Alloy CLI is not installed locally, so Alloy syntax validation was not run.

Comments
P
pepicrft Jun 19, 2026

@fortmarek addressed in 2deedbabae.

  • Split metric cleanup so the autoscaler only clears autoscaler-owned gauges. Static RunnerPools now keep tuist_runners_pool_phase_replicas{pool,phase} even when autoscaling is missing or disabled.
  • Moved phase publishing to a deferred record after the pod list.
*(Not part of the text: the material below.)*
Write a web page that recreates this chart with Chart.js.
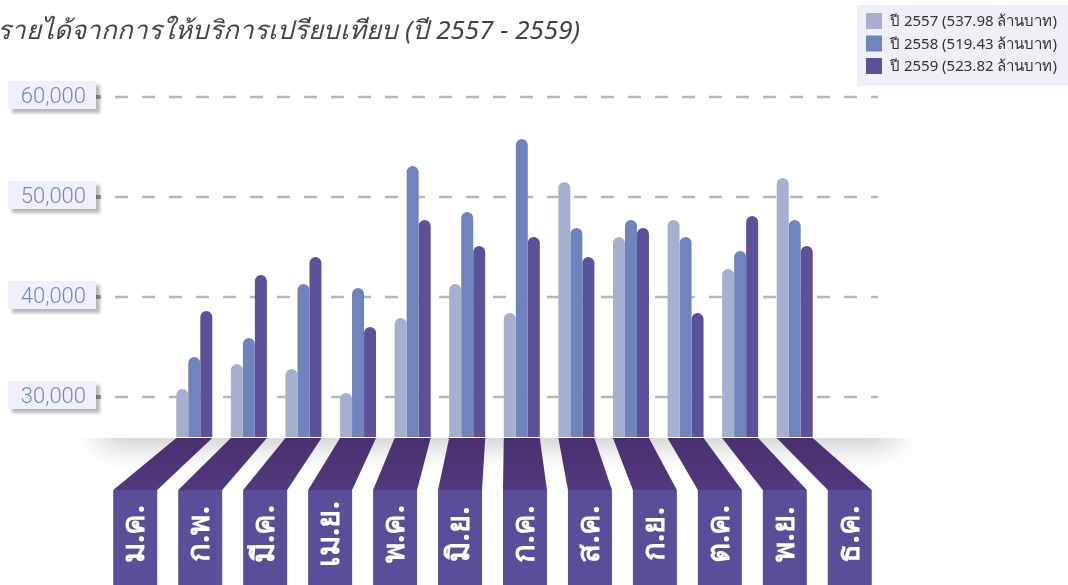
<!DOCTYPE html>
<html>
<head>
<meta charset="utf-8">
<script src="https://cdn.jsdelivr.net/npm/chart.js@4.4.1/dist/chart.umd.min.js"></script>
<style>
  html, body { margin: 0; padding: 0; background: #fff; }
  #wrap { width: 1068px; height: 585px; overflow: hidden; }
</style>
</head>
<body>
<div id="wrap"><canvas id="chart" width="1068" height="585"></canvas></div>
<script>
const title_text = 'รายได้จากการให้บริการเปรียบเทียบ (ปี 2557 - 2559)'
const months = ['ม.ค.', 'ก.พ.', 'มี.ค.', 'เม.ย.', 'พ.ค.', 'มิ.ย.', 'ก.ค.', 'ส.ค.', 'ก.ย.', 'ต.ค.', 'พ.ย.', 'ธ.ค.']
const series_names = ['ปี 2557 (537.98 ล้านบาท)', 'ปี 2558 (519.43 ล้านบาท)', 'ปี 2559 (523.82 ล้านบาท)']
const y2557 = [30800, 33300, 32800, 30400, 37900, 41300, 38400, 51500, 46000, 47700, 42800, 51900]
const y2558 = [34000, 35900, 41300, 40900, 53100, 48500, 55800, 46900, 47700, 46000, 44600, 47700]
const y2559 = [38600, 42200, 44000, 37000, 47700, 45100, 46000, 44000, 46900, 38400, 48100, 45100]
const y_ticks = [30000, 40000, 50000, 60000]
const colors = ['#a6afd0', '#6f84bc', '#5d509b']

const thai_font = '"Noto Sans", "Open Sans", sans-serif'

// gridlines, tick boxes, shadow shelf, month ribbons, title and legend
const decor = {
    id: 'decor',
    beforeDatasetsDraw(chart) {
        const ctx = chart.ctx
        const area = chart.chartArea
        const y = chart.scales.y

        // soft shadow under the bars
        ctx.save()
        ctx.beginPath()
        ctx.rect(0, area.bottom + 1, chart.width, 70)
        ctx.clip()
        ctx.shadowColor = 'rgba(0,0,0,0.30)'
        ctx.shadowBlur = 30
        ctx.shadowOffsetY = 4
        ctx.fillStyle = '#fff'
        ctx.fillRect(100, area.bottom - 20, 795, 21)
        ctx.restore()

        y_ticks.forEach(v => {
            const py = Math.round(y.getPixelForValue(v))

            ctx.save()
            ctx.strokeStyle = '#b8b8b8'
            ctx.lineWidth = 2.5
            ctx.setLineDash([13, 14])
            ctx.beginPath()
            ctx.moveTo(115, py)
            ctx.lineTo(878, py)
            ctx.stroke()
            ctx.restore()

            ctx.fillStyle = '#a0a0a0'
            ctx.fillRect(96, py - 2, 5, 4)

            ctx.save()
            ctx.shadowColor = 'rgba(0,0,0,0.28)'
            ctx.shadowBlur = 3
            ctx.shadowOffsetX = 4
            ctx.shadowOffsetY = 4
            ctx.fillStyle = '#eef1f9'
            ctx.fillRect(8, py - 16, 88, 28)
            ctx.restore()

            ctx.fillStyle = '#7389c2'
            ctx.font = '300 22px Roboto, sans-serif'
            ctx.textAlign = 'right'
            ctx.textBaseline = 'alphabetic'
            ctx.fillText(v.toLocaleString('en-US'), 86, py + 6)
        })
    },
    afterDraw(chart) {
        const ctx = chart.ctx
        const area = chart.chartArea
        const x = chart.scales.x
        const mid = (area.left + area.right) / 2
        const gh = x.width / months.length * 0.66 / 2
        const top = area.bottom + 1
        const bend = area.bottom + 53

        months.forEach((m, i) => {
            const gc = x.getPixelForValue(i)
            const bc = mid - 2 + (gc - mid) * 1.19

            const g = ctx.createLinearGradient(0, top, 0, bend)
            g.addColorStop(0, '#49306f')
            g.addColorStop(1, '#53397e')
            ctx.fillStyle = g
            ctx.beginPath()
            ctx.moveTo(gc - gh, top)
            ctx.lineTo(gc + gh, top)
            ctx.lineTo(bc + 22, bend)
            ctx.lineTo(bc - 22, bend)
            ctx.closePath()
            ctx.fill()

            ctx.fillStyle = '#5c4d9b'
            ctx.fillRect(bc - 22, bend, 44, chart.height - bend)

            ctx.save()
            ctx.translate(bc, 534)
            ctx.rotate(-Math.PI / 2)
            ctx.fillStyle = '#fff'
            ctx.font = 'bold 31px ' + thai_font
            ctx.textAlign = 'center'
            ctx.textBaseline = 'middle'
            ctx.fillText(m, 0, 0)
            ctx.restore()
        })

        // title, cut off at the left edge like the original
        ctx.fillStyle = '#444'
        ctx.font = 'italic 26px ' + thai_font
        ctx.textAlign = 'right'
        ctx.textBaseline = 'alphabetic'
        ctx.fillText(title_text, 580, 39)

        // legend
        ctx.fillStyle = '#eef0f7'
        ctx.fillRect(857, 5, 211, 81)
        chart.data.datasets.forEach((ds, i) => {
            const cy = 21 + i * 22.5
            ctx.fillStyle = ds.backgroundColor
            ctx.fillRect(866, cy - 8, 16, 16)
            ctx.fillStyle = '#333'
            ctx.font = '15px ' + thai_font
            ctx.textAlign = 'left'
            ctx.textBaseline = 'middle'
            ctx.fillText(ds.label, 890, cy + 1)
        })
    }
}

const bar = (label, data, color) => ({
    label: label,
    data: data,
    backgroundColor: color,
    borderRadius: 6,
    borderSkipped: 'bottom',
    categoryPercentage: 0.66,
    barPercentage: 1
})

new Chart(document.getElementById('chart'), {
    type: 'bar',
    data: {
        labels: months,
        datasets: [
            bar(series_names[0], y2557, colors[0]),
            bar(series_names[1], y2558, colors[1]),
            bar(series_names[2], y2559, colors[2])
        ]
    },
    options: {
        responsive: false,
        animation: false,
        devicePixelRatio: 1,
        layout: { padding: { left: 167, right: 246, top: 97, bottom: 148 } },
        scales: {
            x: { display: false },
            y: { display: false, min: 26000, max: 60000 }
        },
        plugins: {
            legend: { display: false },
            tooltip: { enabled: false }
        }
    },
    plugins: [decor]
})
</script>
</body>
</html>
The counts are initialized from the listed alive Pods and updated only after successful create/delete mutations, so createRunner or scale-down failures still publish the latest known ready and cold-booting counts before retrying.
  • Removed the annotation autodiscovery instance="macos-runner" relabel from this PR. Stable per-Mac-mini scrape labels stay intact, and any ephemeral runner instance normalization can be added later on the scrape job that is confirmed to emit those series.

Validation rerun: runners-controller go test ./..., dashboard JSON check, k8s-monitoring Helm lint/template for staging/canary/production, rendered rule greps, and git diff --check.